Partis: la liste de leurs envies
Tous les partis ou presque ont des projets de révision de la Constitution. Mais la conception des «droits fondamentaux» des uns n’est pas forcément celle des autres.
Le PS voulait introduire à certaines conditions le référendum au niveau national (mais l’article à revoir a été rejeté). Autres objectifs: pouvoir dissoudre les partis liberticides pour les empêcher de se présenter aux élections, affirmer la primauté de l’État sur la religion et inscrire un droit à l’eau et à la mobilité.
Écolo et Groen revendiquent l’élargissement du droit de vote aux non-Belges pour toutes les élections et une circonscription unique pour l’ensemble du pays. Les partis verts souhaitent abaisser l’âge du droit de vote à 16 ans et inscrire dans la Constitution l’égalité de traitement en fonction du genre et de l’orientation sexuelle.
Le MR ne veut rien, mais dit ne pas fermer la porte à la discussion sur l’un ou l’autre article, pourvu qu’il ne soit pas d’ordre communautaire.
Le CDH n’est pas chaud à l’idée de toucher à la Constitution, mais est prêt à accepter les articles qui consacreraient les droits des handicapés, le droit à la sécurité et au respect de la vie privée.
Défi demande depuis longtemps d’introduire le principe de laïcité de l’État dans la Constitution. Le parti d’Olivier Maigain est très critique à l’égard de la sixième réforme de l’État et voudrait refédéraliser certaines compétences (comme les allocations familiales). Défi soutient aussi l’idée d’un référendum d’initiative citoyenne.

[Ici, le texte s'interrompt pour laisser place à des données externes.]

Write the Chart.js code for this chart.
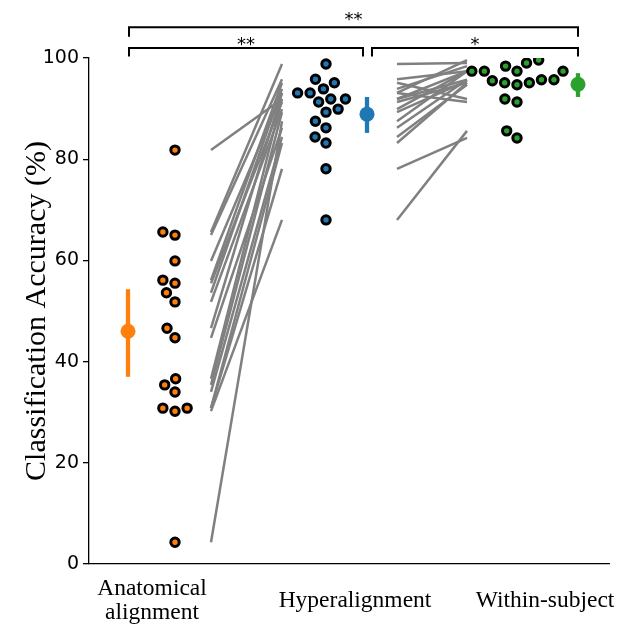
<!DOCTYPE html>
<html><head><meta charset="utf-8">
<script src="https://cdn.jsdelivr.net/npm/chart.js@4/dist/chart.umd.min.js"></script>
<style>html,body{margin:0;padding:0;background:#fff}#wrap{width:618px;height:629px}</style>
</head><body><div id="wrap"><canvas id="c" width="618" height="629"></canvas></div>
<script>
// ---- data ----
const categories = [['Anatomical', 'alignment'], 'Hyperalignment', 'Within-subject'];
const anatomical = [81.8, 65.6, 65.0, 59.9, 56.1, 55.5, 53.6, 51.8, 46.6, 44.7, 36.6, 35.4, 34.0, 30.8, 30.2, 30.8, 4.3];
const hyperalignment = [91.9, 98.8, 95.8, 93.1, 95.1, 91.3, 93.9, 89.9, 93.1, 86.2, 91.9, 89.3, 84.4, 83.2, 68.0, 78.1, 87.5];
const withinSubject = [95.7, 99.0, 97.4, 91.3, 91.9, 95.1, 98.4, 97.4, 99.6, 95.7, 97.4, 95.5, 94.7, 95.1, 85.6, 84.2, 97.4];
const meanValues = [46.0, 88.9, 94.8];
const errLow = [37.0, 85.2, 92.3];
const errHigh = [54.3, 92.3, 97.0];
const yTicks = [0, 20, 40, 60, 80, 100];
const sigLabels = ['**', '**', '*'];

// ---- layout constants (x scale units = px from left axis) ----
const colors = ['#ff7f0e', '#1f77b4', '#2ca02c'];
const labelX = [63, 266, 456];
const swarmX = [86, 237, 428];
const meanX = [39, 278, 489];
const pairX = [[122, 193], [308, 378]];
const brackets = [
  {x1: 40, x2: 489, y: 106.1, leg: 104.2, text: 108.3},
  {x1: 40, x2: 274, y: 102.0, leg: 100.3, text: 103.3},
  {x1: 283, x2: 489, y: 102.0, leg: 100.3, text: 103.3}
];

const groups = [anatomical, hyperalignment, withinSubject];
const datasets = [];
groups.forEach((vals, g) => {
  datasets.push({
    type: 'scatter', data: vals.map(v => ({x: swarmX[g], y: v})),
    backgroundColor: colors[g], borderColor: '#000', borderWidth: 3,
    pointRadius: 4.2, order: 1, swarm: g
  });
});
groups.forEach((vals, g) => {
  datasets.push({
    type: 'scatter', data: [{x: meanX[g], y: meanValues[g]}],
    backgroundColor: colors[g], borderColor: colors[g], borderWidth: 0,
    pointRadius: 7.5, order: 1
  });
  datasets.push({
    type: 'line', data: [{x: meanX[g], y: errLow[g]}, {x: meanX[g], y: errHigh[g]}],
    borderColor: colors[g], borderWidth: 4.3, pointRadius: 0, order: 2, borderCapStyle: 'butt'
  });
});
for (let s = 0; s < anatomical.length; s++) {
  const pairs = [[anatomical[s], hyperalignment[s]], [hyperalignment[s], withinSubject[s]]];
  pairs.forEach((p, k) => {
    datasets.push({
      type: 'line', data: [{x: pairX[k][0], y: p[0]}, {x: pairX[k][1], y: p[1]}],
      borderColor: '#808080', borderWidth: 2.5, pointRadius: 0, order: 3
    });
  });
}

const bracketPlugin = {
  id: 'brackets',
  afterDraw(chart) {
    const {ctx, scales: {x, y}} = chart;
    ctx.save();
    ctx.strokeStyle = '#000';
    ctx.lineWidth = 2;
    ctx.fillStyle = '#000';
    ctx.font = '18px "DejaVu Sans"';
    ctx.textAlign = 'center';
    ctx.textBaseline = 'middle';
    brackets.forEach((b, i) => {
      const x1 = x.getPixelForValue(b.x1), x2 = x.getPixelForValue(b.x2);
      const yy = y.getPixelForValue(b.y), yl = y.getPixelForValue(b.leg);
      ctx.beginPath();
      ctx.moveTo(x1, yl); ctx.lineTo(x1, yy); ctx.lineTo(x2, yy); ctx.lineTo(x2, yl);
      ctx.stroke();
      ctx.fillText(sigLabels[i], (x1 + x2) / 2, y.getPixelForValue(b.text) + 4);
    });
    ctx.restore();
  }
};

const chart = new Chart(document.getElementById('c').getContext('2d'), {
  type: 'scatter',
  data: {datasets},
  options: {
    responsive: false, animation: false, devicePixelRatio: 1,
    layout: {padding: {top: 58, right: 9, left: 0, bottom: 0}},
    plugins: {legend: {display: false}, tooltip: {enabled: false}},
    scales: {
      x: {
        type: 'linear', min: 0, max: 520,
        afterFit(s) { s.height = 65; s.paddingLeft = 0; s.paddingRight = 0; },
        afterBuildTicks(s) { s.ticks = labelX.map(v => ({value: v})); },
        ticks: {
          callback: (v, i) => categories[i], color: '#000', maxRotation: 0, autoSkip: false,
          crossAlign: 'center',
          font: {family: 'Liberation Serif', size: 23.5, lineHeight: 1.0}, padding: 17
        },
        grid: {display: false},
        border: {display: true, color: '#000', width: 1.3}
      },
      y: {
        min: 0, max: 100,
        afterFit(s) { s.width = 89; s.paddingTop = 0; s.paddingBottom = 0; },
        afterBuildTicks(s) { s.ticks = yTicks.map(v => ({value: v})); },
        ticks: {color: '#000', font: {family: 'DejaVu Sans', size: 19}, padding: 4},
        grid: {drawOnChartArea: false, drawTicks: true, tickLength: 6, color: '#000', lineWidth: 1.3},
        border: {display: true, color: '#000', width: 1.3},
        title: {display: true, text: 'Classification Accuracy (%)', color: '#000',
          font: {family: 'Liberation Serif', size: 30}, padding: {top: 19, bottom: 0}}
      }
    }
  },
  plugins: [bracketPlugin]
});

// beeswarm placement computed in pixel space via the chart's scales
function swarm(values, centerVal, d) {
  const xs = chart.scales.x, ys = chart.scales.y;
  const cpx = xs.getPixelForValue(centerVal);
  const py = values.map(v => ys.getPixelForValue(v));
  const order = values.map((v, i) => i).sort((a, b) => values[a] - values[b]);
  const placed = [];
  const out = new Array(values.length);
  for (const i of order) {
    const yv = py[i];
    const cands = [0];
    for (const p of placed) {
      const dy = Math.abs(p.y - yv);
      if (dy < d) { const dx = Math.sqrt(d * d - dy * dy); cands.push(p.x + dx, p.x - dx); }
    }
    const valid = cands.filter(c => placed.every(p => (p.x - c) ** 2 + (p.y - yv) ** 2 >= d * d - 1e-6));
    valid.sort((a, b) => Math.abs(a) - Math.abs(b) || a - b);
    const xo = valid[0];
    placed.push({x: xo, y: yv});
    out[i] = xs.getValueForPixel(cpx + xo);
  }
  return out;
}
chart.data.datasets.forEach(ds => {
  if (ds.swarm !== undefined) {
    const vals = groups[ds.swarm];
    const xs = swarm(vals, swarmX[ds.swarm], 12.5);
    ds.data = vals.map((v, i) => ({x: xs[i], y: v}));
  }
});
chart.update('none');
</script></body></html>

Le PTB veut intégrer des droits comme ceux à l’énergie, l’eau, une alimentation équilibrée et accessible. Il veut un référendum d’initiative citoyenne, le droit de vote à partir de 16 ans, mais aucune réforme portant atteinte à l’unité du pays.
L’Open VLD demande d’ajouter dans la Constitution un préambule affirmant la laïcité de l’État et l’impartialité des pouvoirs publics. Les libéraux flamands veulent renforcer la liberté d’expression, la séparation de l’État et des religions et supprimer l’obligation du droit de vote.
Le CD&V aimerait mettre le droit à la vie dans la Constitution.